1) The article about Mother Teresa. Click here to check it out.
2) My recovery from Ale Fest 2007 Dayton. I am upright and speaking clearly.
3) Charles Dickens’ David Copperfield. Read it.
While I have long been enamored with Mother Teresa, I now know why. We are of the same cloth—the human cloth. Though I am by no means a saint, I mean we both have this difficulty hearing God. We share the problem of knowing God is there, and in her case knowing that she is doing the right thing, but being unable to sense the presence of God—unable to feel God’s touch. I cannot imagine being the woman she was with fifty years of darkness, fifty years of being estranged of her groom, fifty years of disengagement from the source of her salvation, fifty years of isolation from the source of grace. Her faith was amazing.
Doubt is a substantial portion of faith, but to wander in the desert for fifty years, well, ask Moses how it feels to wander for forty. Ask anyone around you who has wandered and wondered in her/his faith, how it feels to be estranged but seeking God with no sign that [They] are listening. What amazes me about Mother Teresa is her ability to function everyday as a beautiful example of God’s love while she struggled to hear God’s voice.
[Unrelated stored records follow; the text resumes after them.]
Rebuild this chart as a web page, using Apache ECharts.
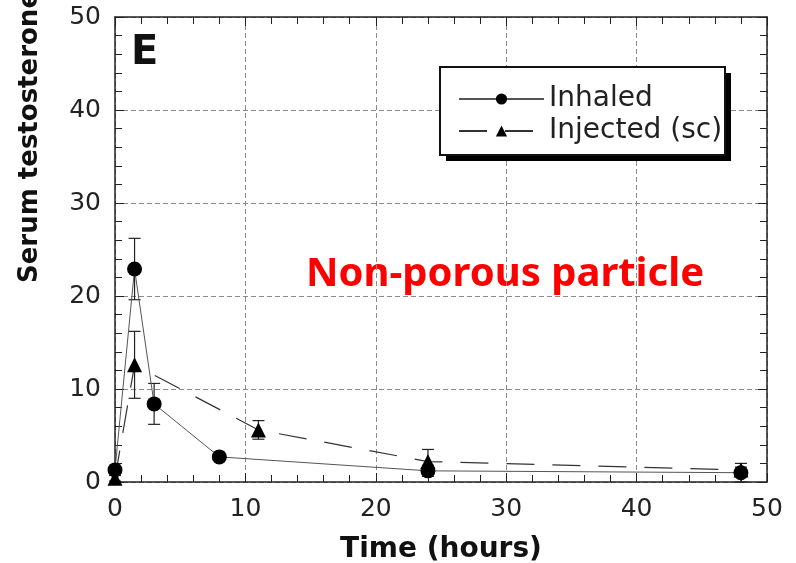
<!DOCTYPE html>
<html>
<head>
<meta charset="utf-8">
<script src="https://cdn.jsdelivr.net/npm/echarts@6/dist/echarts.min.js"></script>
<style>
  html, body { margin: 0; padding: 0; background: #fff; }
  #chart { width: 796px; height: 563px; }
</style>
</head>
<body>
<div id="chart"></div>
<script>
// 数据
const inhaledTime = [0, 1.5, 3, 8, 24, 48];
const inhaledMean = [1.3, 22.9, 8.4, 2.7, 1.2, 1.0];
const inhaledErr = [0, 3.3, 2.2, 0, 0.6, 1.0];

const injectedTime = [0, 1.5, 11, 24, 48];
const injectedMean = [0.4, 12.6, 5.6, 2.2, 1.3];
const injectedErr = [0.3, 3.6, 1.0, 1.3, 0.3];

const xTicks = [0, 10, 20, 30, 40, 50];
const yTicks = [0, 10, 20, 30, 40, 50];

const axisFont = 'DejaVu Sans';

function pairs(t, v) {
    return t.map((x, i) => [x, v[i]]);
}

function errData(t, v, e) {
    return t.map((x, i) => [x, v[i] - e[i], v[i] + e[i]]);
}

// 误差线
function renderErr(params, api) {
    const lo = api.coord([api.value(0), api.value(1)]);
    const hi = api.coord([api.value(0), api.value(2)]);
    if (Math.abs(lo[1] - hi[1]) < 1) return null;
    const w = 6;
    const style = { stroke: '#222', lineWidth: 1.2 };
    return {
        type: 'group',
        children: [
            { type: 'line', shape: { x1: lo[0], y1: lo[1], x2: hi[0], y2: hi[1] }, style },
            { type: 'line', shape: { x1: hi[0] - w, y1: hi[1], x2: hi[0] + w, y2: hi[1] }, style },
            { type: 'line', shape: { x1: lo[0] - w, y1: lo[1], x2: lo[0] + w, y2: lo[1] }, style }
        ]
    };
}

const chart = echarts.init(document.getElementById('chart'));

const baseX = {
    type: 'value',
    min: xTicks[0],
    max: xTicks[xTicks.length - 1],
    interval: 10,
    axisLine: { show: true, onZero: false, lineStyle: { color: '#222', width: 1.5 } },
    axisTick: { show: true, inside: true, length: 9, lineStyle: { color: '#222' } },
    minorTick: { show: true, splitNumber: 5, length: 7, lineStyle: { color: '#222' } }
};
const baseY = {
    type: 'value',
    min: yTicks[0],
    max: yTicks[yTicks.length - 1],
    interval: 10,
    axisLine: { show: true, onZero: false, lineStyle: { color: '#222', width: 1.5 } },
    axisTick: { show: true, inside: true, length: 9, lineStyle: { color: '#222' } },
    minorTick: { show: true, splitNumber: 5, length: 7, lineStyle: { color: '#222' } }
};

const gridLine = { show: true, lineStyle: { color: '#8a8a8a', width: 1, type: [5, 3] } };

chart.setOption({
    animation: false,
    backgroundColor: '#fff',
    grid: { left: 115, right: 29, top: 17, bottom: 81, outerBoundsMode: 'none' },
    xAxis: [
        Object.assign({}, baseX, {
            position: 'bottom',
            name: 'Time (hours)',
            nameLocation: 'middle',
            nameGap: 54,
            nameTextStyle: { fontFamily: axisFont, fontWeight: 'bold', fontSize: 28, color: '#111' },
            axisLabel: { margin: 15, fontFamily: axisFont, fontSize: 25, color: '#222' },
            splitLine: gridLine
        }),
        Object.assign({}, baseX, {
            position: 'top',
            axisLabel: { show: false },
            splitLine: { show: false }
        })
    ],
    yAxis: [
        Object.assign({}, baseY, {
            position: 'left',
            axisLabel: { margin: 14, fontFamily: axisFont, fontSize: 25, color: '#222' },
            splitLine: gridLine
        }),
        Object.assign({}, baseY, {
            position: 'right',
            axisLabel: { show: false },
            splitLine: { show: false }
        })
    ],
    legend: {
        orient: 'vertical',
        left: 440,
        top: 67,
        padding: [17, 10, 10, 18],
        itemWidth: 85,
        itemHeight: 14,
        itemGap: 2,
        z: 10,
        textStyle: { fontFamily: axisFont, fontSize: 28, color: '#222', lineHeight: 30 },
        data: ['Inhaled', 'Injected (sc)']
    },
    graphic: [
        // 图例框及阴影
        {
            type: 'rect', z: 5,
            shape: { x: 446, y: 73, width: 285, height: 88 },
            style: { fill: '#000' }
        },
        {
            type: 'rect', z: 6,
            shape: { x: 440, y: 67, width: 285, height: 88 },
            style: { fill: '#fff', stroke: '#111', lineWidth: 2 }
        },
        {
            type: 'text', left: 131, top: 34,
            style: { text: 'E', font: 'bold 40px "DejaVu Sans"', fill: '#111' }
        },
        {
            type: 'text', x: 505, y: 275,
            style: {
                text: 'Non-porous particle', font: 'bold 40px "Noto Sans"', fill: '#ff0000',
                textAlign: 'center', textVerticalAlign: 'middle'
            }
        },
        {
            type: 'text', x: 30, y: 137, rotation: Math.PI / 2,
            style: {
                text: 'Serum testosterone', font: 'bold 26px "DejaVu Sans"', fill: '#111',
                textAlign: 'center', textVerticalAlign: 'middle'
            }
        }
    ],
    series: [
        {
            name: 'Inhaled',
            type: 'line',
            data: pairs(inhaledTime, inhaledMean),
            symbol: 'circle',
            symbolSize: 15,
            itemStyle: { color: '#000' },
            lineStyle: { color: '#555', width: 1, type: 'solid' },
            z: 3
        },
        {
            name: 'Injected (sc)',
            type: 'line',
            data: pairs(injectedTime, injectedMean),
            symbol: 'triangle',
            symbolSize: 15,
            itemStyle: { color: '#000' },
            lineStyle: { color: '#333', width: 1.2, type: [28, 18] },
            z: 2
        },
        {
            type: 'custom',
            renderItem: renderErr,
            data: errData(inhaledTime, inhaledMean, inhaledErr),
            encode: { x: 0, y: [1, 2] },
            silent: true,
            z: 1
        },
        {
            type: 'custom',
            renderItem: renderErr,
            data: errData(injectedTime, injectedMean, injectedErr),
            encode: { x: 0, y: [1, 2] },
            silent: true,
            z: 1
        }
    ]
});
</script>
</body>
</html>
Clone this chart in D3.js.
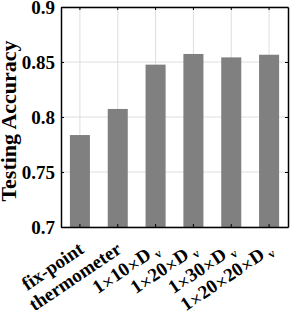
<!DOCTYPE html>
<html>
<head>
<meta charset="utf-8">
<script src="https://cdn.jsdelivr.net/npm/d3@7"></script>
<style>
body { margin: 0; background: #fff; }
text { font-family: "Liberation Serif", "Times New Roman", serif; font-weight: bold; }
</style>
</head>
<body>
<div id="chart"></div>
<script>
// data
var categories = ['fix-point', 'thermometer', '1×10×D', '1×20×D', '1×30×D', '1×20×20×D'];
var subs = ['', '', 'v', 'v', 'v', 'v'];
var accuracy = [0.7836, 0.8073, 0.8476, 0.8573, 0.8542, 0.8566];
var yTicks = [0.7, 0.75, 0.8, 0.85, 0.9];
var yTickLabels = ['0.7', '0.75', '0.8', '0.85', '0.9'];

var width = 291, height = 317;
var mLeft = 61, mRight = 288, mTop = 7, mBottom = 227;

var svg = d3.select('#chart')
    .append('svg')
    .attr('width', width)
    .attr('height', height);

var x = d3.scaleBand()
    .domain(categories)
    .range([mLeft, mRight])
    .paddingInner(0.47)
    .paddingOuter(0.235);

var y = d3.scaleLinear()
    .domain([0.7, 0.9])
    .range([mBottom, mTop]);

// grid
svg.append('g')
    .selectAll('line')
    .data(yTicks)
    .join('line')
    .attr('x1', mLeft).attr('x2', mRight)
    .attr('y1', d => y(d)).attr('y2', d => y(d))
    .attr('stroke', '#dedede')
    .attr('stroke-width', 1);

svg.append('g')
    .selectAll('line')
    .data(categories)
    .join('line')
    .attr('x1', d => x(d) + x.bandwidth() / 2).attr('x2', d => x(d) + x.bandwidth() / 2)
    .attr('y1', mTop).attr('y2', mBottom)
    .attr('stroke', '#dedede')
    .attr('stroke-width', 1);

// bars
svg.append('g')
    .selectAll('rect')
    .data(accuracy)
    .join('rect')
    .attr('x', (d, i) => x(categories[i]))
    .attr('width', x.bandwidth())
    .attr('y', d => y(d))
    .attr('height', d => mBottom - y(d))
    .attr('fill', '#808080');

// axes (ticks inward, box)
var yAxisL = d3.axisLeft(y).tickValues(yTicks).tickFormat((d, i) => yTickLabels[i]).tickSizeInner(-3).tickSizeOuter(0).tickPadding(6);
var yAxisR = d3.axisRight(y).tickValues(yTicks).tickFormat('').tickSizeInner(-3).tickSizeOuter(0);
var xAxisB = d3.axisBottom(x).tickFormat('').tickSizeInner(-3).tickSizeOuter(0);
var xAxisT = d3.axisTop(x).tickFormat('').tickSizeInner(-3).tickSizeOuter(0);

var gl = svg.append('g').attr('transform', `translate(${mLeft},0)`).call(yAxisL);
svg.append('g').attr('transform', `translate(${mRight},0)`).call(yAxisR);
svg.append('g').attr('transform', `translate(0,${mBottom})`).call(xAxisB);
svg.append('g').attr('transform', `translate(0,${mTop})`).call(xAxisT);

svg.selectAll('.domain').attr('stroke', '#000').attr('stroke-width', 1.5);
svg.selectAll('.tick line').attr('stroke', '#000');

gl.selectAll('text')
    .style('font-size', '19px')
    .style('font-family', '"Liberation Serif", serif')
    .style('font-weight', 'bold')
    .attr('fill', '#000');

// rotated category labels, × drawn thin like the TeX \times
var xl = svg.append('g');
categories.forEach(function(c, i) {
    var cx = x(c) + x.bandwidth() / 2 + 5;
    var t = xl.append('text')
        .attr('transform', `translate(${cx},${mBottom + 25})rotate(-34)`)
        .attr('text-anchor', 'end')
        .style('font-size', '19px');
    c.split('×').forEach(function(part, j) {
        if (j > 0) {
            t.append('tspan')
                .style('font-weight', 'normal')
                .style('font-family', '"DejaVu Sans", sans-serif')
                .style('font-size', '14px')
                .text('×');
        }
        t.append('tspan').text(part);
    });
    if (subs[i]) {
        t.append('tspan')
            .attr('dx', 4)
            .attr('dy', 4)
            .style('font-size', '12px')
            .text(subs[i]);
    }
});

// y label
svg.append('text')
    .attr('transform', `translate(16,121)rotate(-90)`)
    .attr('text-anchor', 'middle')
    .style('font-size', '22px')
    .text('Testing Accuracy');
</script>
</body>
</html>
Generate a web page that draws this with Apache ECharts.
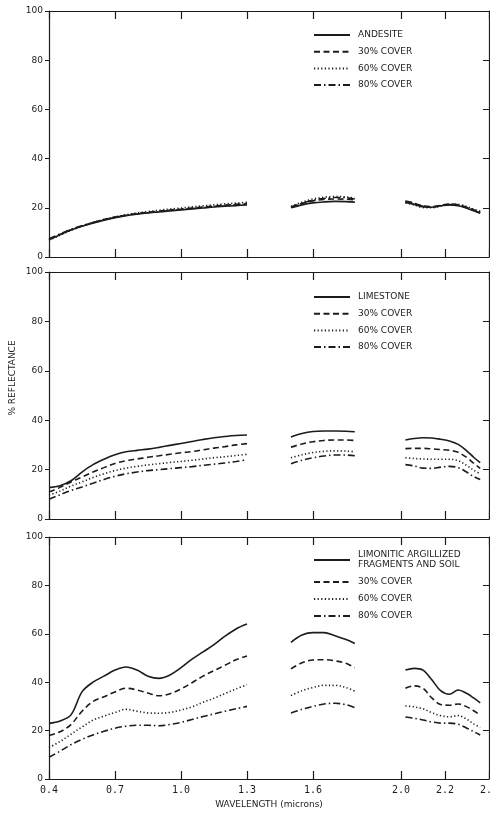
<!DOCTYPE html>
<html>
<head>
<meta charset="utf-8">
<script src="https://cdn.jsdelivr.net/npm/echarts@6/dist/echarts.min.js"></script>
<style>
  html, body { margin: 0; background: #fff; }
  #chart { width: 490px; height: 814px; }
</style>
</head>
<body>
<div id="chart"></div>
<script>
// wavelength grid (microns); 1.40 and 1.90 are the absorption gaps
var wavelength = [0.40,0.45,0.50,0.55,0.60,0.65,0.70,0.75,0.80,0.85,0.90,0.95,1.00,1.05,1.10,1.15,1.20,1.25,1.30,
  1.40,
  1.50,1.55,1.60,1.65,1.70,1.75,1.79,
  1.90,
  2.02,2.06,2.10,2.14,2.18,2.22,2.26,2.30,2.33,2.36];

var xTicks = [0.4, 0.7, 1.0, 1.3, 1.6, 2.0, 2.2, 2.4];
var yTicks = [0, 20, 40, 60, 80, 100];

var covers = ['30% COVER', '60% COVER', '80% COVER'];

// panel 1: andesite
var andesite   = [7,9,11,12.5,13.8,15,16,16.8,17.4,17.9,18.3,18.7,19.1,19.5,19.9,20.3,20.6,20.9,21.2, null, 20,21.2,22,22.4,22.6,22.5,22.3, null, 22.2,21.4,20.4,20.2,20.8,21.2,20.8,19.8,18.8,17.8];
var andesite30 = [7.2,9.2,11.1,12.6,14,15.2,16.2,17,17.7,18.2,18.6,19.1,19.5,19.9,20.3,20.7,21.1,21.4,21.7, null, 20.3,21.8,22.8,23.4,23.6,23.5,23.2, null, 22.5,21.8,20.8,20.5,21,21.5,21.2,20.2,19.2,18.3];
var andesite60 = [6.8,8.8,10.8,12.5,14,15.3,16.3,17.2,17.9,18.5,19,19.5,19.9,20.4,20.8,21.2,21.6,21.9,22.2, null, 20.6,22.3,23.6,24.3,24.6,24.4,24, null, 22,21.2,20.1,20,20.6,21.4,21.4,20.5,19.5,18.6];
var andesite80 = [7.4,9.4,11.2,12.7,14,15.1,16.1,16.9,17.5,18,18.4,18.9,19.3,19.7,20.1,20.5,20.8,21.2,21.5, null, 20.2,21.8,23.1,23.8,24.2,24.1,23.6, null, 22.8,21.9,20.6,20.3,20.9,21.3,21,20,19,18];

// panel 2: limestone
var limestone   = [12.7,13.5,15.5,19,22,24.2,26,27.2,27.8,28.3,29,29.8,30.6,31.4,32.2,32.9,33.4,33.8,34, null, 33.2,34.6,35.4,35.6,35.6,35.5,35.3, null, 32,32.6,32.9,32.8,32.3,31.6,30.2,27.5,25,22.8];
var limestone30 = [11,12.8,15,17,19,20.8,22.5,23.6,24.3,25,25.6,26.2,26.8,27.3,28,28.7,29.3,30,30.5, null, 29.1,30.4,31.3,31.8,32,32,31.8, null, 28.5,28.6,28.6,28.4,28.1,27.8,27,24.8,22.6,20.5];
var limestone60 = [9.7,11.3,13.3,15,16.8,18.3,19.6,20.6,21.3,21.9,22.4,22.9,23.3,23.8,24.3,24.8,25.2,25.7,26.2, null, 24.8,26,26.9,27.4,27.6,27.5,27.2, null, 24.8,24.5,24.3,24.2,24.2,24.2,23.6,21.6,19.8,18.3];
var limestone80 = [8,9.8,11.5,13,14.5,16,17.3,18.3,19,19.6,20,20.4,20.8,21.2,21.7,22.2,22.7,23.3,24, null, 22.4,23.8,24.8,25.5,25.9,25.9,25.6, null, 22,21.5,20.6,20.5,21,21.3,20.8,18.9,17.2,16];

// panel 3: limonitic argillized fragments and soil
var limonitic   = [23,24,26.5,36,40,42.5,45,46.3,45,42.5,41.6,43,46,49.5,52.5,55.5,59,62,64, null, 56.5,59.5,60.5,60.5,59.2,57.6,56, null, 45,45.7,45,41,36.5,35,36.8,35.3,33.5,31.5];
var limonitic30 = [18,19.5,22.5,28,32,34,36,37.5,36.8,35.5,34.4,35.2,37.2,39.8,42.5,44.8,47,49.3,50.8, null, 45.5,48,49.2,49.3,48.8,47.8,46, null, 37.5,38.5,37.5,33.5,30.8,30.5,31,29.8,28.2,26.4];
var limonitic60 = [13,15.5,18.5,21.5,24.3,26,27.5,28.8,28,27.3,27.2,27.5,28.5,29.8,31.7,33.4,35.3,37.2,39, null, 34.5,36.5,37.8,38.7,38.7,37.8,36.3, null, 30.2,29.8,29,27.4,26.2,25.7,26.2,24.6,22.8,21.3];
var limonitic80 = [9,11.5,14.2,16.4,18.2,19.7,21,21.8,22.2,22.2,22,22.5,23.4,24.6,25.8,26.9,28,29,30, null, 27.3,28.8,30,31,31.3,30.7,29.5, null, 25.6,25.1,24.4,23.6,23.1,23.1,22.6,21,19.6,18.2];

var panels = [
  { names: ['ANDESITE'].concat(covers), values: [andesite, andesite30, andesite60, andesite80] },
  { names: ['LIMESTONE'].concat(covers), values: [limestone, limestone30, limestone60, limestone80] },
  { names: ['LIMONITIC ARGILLIZED FRAGMENTS AND SOIL'].concat(covers), values: [limonitic, limonitic30, limonitic60, limonitic80] }
];

var ink = '#1c1c1c';
var font = 'DejaVu Sans';
var grids = [{ top: 11, height: 246 }, { top: 272, height: 247 }, { top: 537, height: 242 }];
var legendTops = [25, 287, 545];
var legendGaps = [6.7, 6.7, 7];
var dashes = ['solid', [6, 3.5], [1.2, 2.4], [7, 3, 1.5, 3]];

var chart = echarts.init(document.getElementById('chart'));

var option = {
  backgroundColor: '#fff',
  animation: false,
  grid: [], xAxis: [], yAxis: [], legend: [], series: [],
  graphic: [{
    type: 'text', x: 13, y: 378, rotation: Math.PI / 2,
    style: { text: '% REFLECTANCE', fill: ink, font: '9px "DejaVu Sans"', align: 'center', verticalAlign: 'middle' }
  }]
};

var axisLine = { show: true, onZero: false, lineStyle: { color: ink, width: 1.2 } };

panels.forEach(function (p, i) {
  option.grid.push({ left: 49, right: 1, top: grids[i].top, height: grids[i].height, outerBoundsMode: 'none' });

  option.xAxis.push({
    gridIndex: i, type: 'value', min: 0.4, max: 2.4, position: 'bottom',
    axisLine: axisLine,
    axisTick: { inside: true, length: 8, customValues: xTicks, lineStyle: { color: ink, width: 1.2 } },
    axisLabel: {
      show: i === 2, customValues: xTicks, formatter: function (v) { return v.toFixed(1); },
      color: ink, fontFamily: 'DejaVu Sans Mono', fontSize: 10, margin: 6
    },
    splitLine: { show: false },
    name: i === 2 ? 'WAVELENGTH (microns)' : '', nameLocation: 'middle', nameGap: 21,
    nameTextStyle: { color: ink, fontFamily: font, fontSize: 9 }
  });

  option.yAxis.push({
    gridIndex: i, type: 'value', min: 0, max: 100, interval: 20,
    axisLine: axisLine,
    axisTick: { inside: false, length: 4, lineStyle: { color: ink } },
    axisLabel: { color: ink, fontFamily: font, fontSize: 9, margin: 6 },
    splitLine: { show: false }
  });

  option.legend.push({
    orient: 'vertical', left: 308, top: legendTops[i],
    itemWidth: 36, itemHeight: 10, itemGap: legendGaps[i],
    selectedMode: false,
    data: p.names,
    itemStyle: { opacity: 0 },
    formatter: function (n) { return n.replace('ARGILLIZED ', 'ARGILLIZED\n'); },
    textStyle: { color: ink, fontFamily: font, fontSize: 9, lineHeight: 10, padding: [0, 0, 0, 3] }
  });

  p.names.forEach(function (name, j) {
    option.series.push({
      type: 'line', name: name, xAxisIndex: i, yAxisIndex: i,
      data: wavelength.map(function (w, k) { var v = p.values[j][k]; return [w, v == null ? '-' : v]; }),
      symbol: 'none', showSymbol: false, smooth: 0.35, connectNulls: false, silent: true,
      itemStyle: { color: ink },
      lineStyle: { color: ink, width: 1.6, type: dashes[j] }
    });
  });
});

// frame: top and right edges with inward ticks
panels.forEach(function (p, i) {
  option.xAxis.push({
    gridIndex: i, type: 'value', min: 0.4, max: 2.4, position: 'top',
    axisLine: axisLine,
    axisTick: { inside: true, length: 8, customValues: xTicks, lineStyle: { color: ink, width: 1.2 } },
    axisLabel: { show: false }, splitLine: { show: false }
  });
  option.yAxis.push({
    gridIndex: i, type: 'value', min: 0, max: 100, interval: 20, position: 'right',
    axisLine: axisLine,
    axisTick: { inside: true, length: 6, lineStyle: { color: ink } },
    axisLabel: { show: false }, splitLine: { show: false }
  });
});

chart.setOption(option);
</script>
</body>
</html>
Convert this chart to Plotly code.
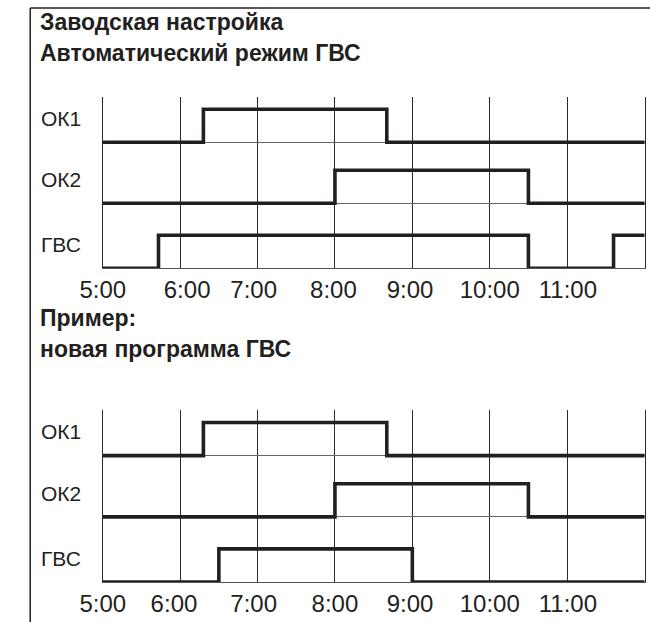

Everyday we see people claiming to do whatever it is that God is “telling” them to do, and the fruit of their labor isn’t love, forgiveness, mercy, or compassion, but hate. If you open the page of any Christian publication, I can almost guarantee that you will find an article about a person hearing from God and acting in a way that is antithetical to the living presence of Jesus. I applaud Mother Teresa for living her life until her death as a human, living in grace, helping others to experience that same grace.
While I am sure that my mother will not appreciate my appreciation for beer, I am still going to say that we are all thankful that I am standing today. I am never eating olives again. And I really love IPA’s and Porters. Mmmm. Everything in moderation.
Finally, I have always liked Charles Dickens and now I remember why. He had this amazing ability to weave the cloth of a tale so tightly that I miss the threads laid bare at the ends. There are all of these strangely loose threads, but there are so many, so tightly wrapped, that I lose interest in the ones that aren’t sewn up. I am infatuated with David Copperfield, and I can honestly say that I want to know what happens next. I am interested in the theological ideas and concepts that are being worked out and also the gender issues and stereotypes that are being utilized. I just keep reading. It’s amazing.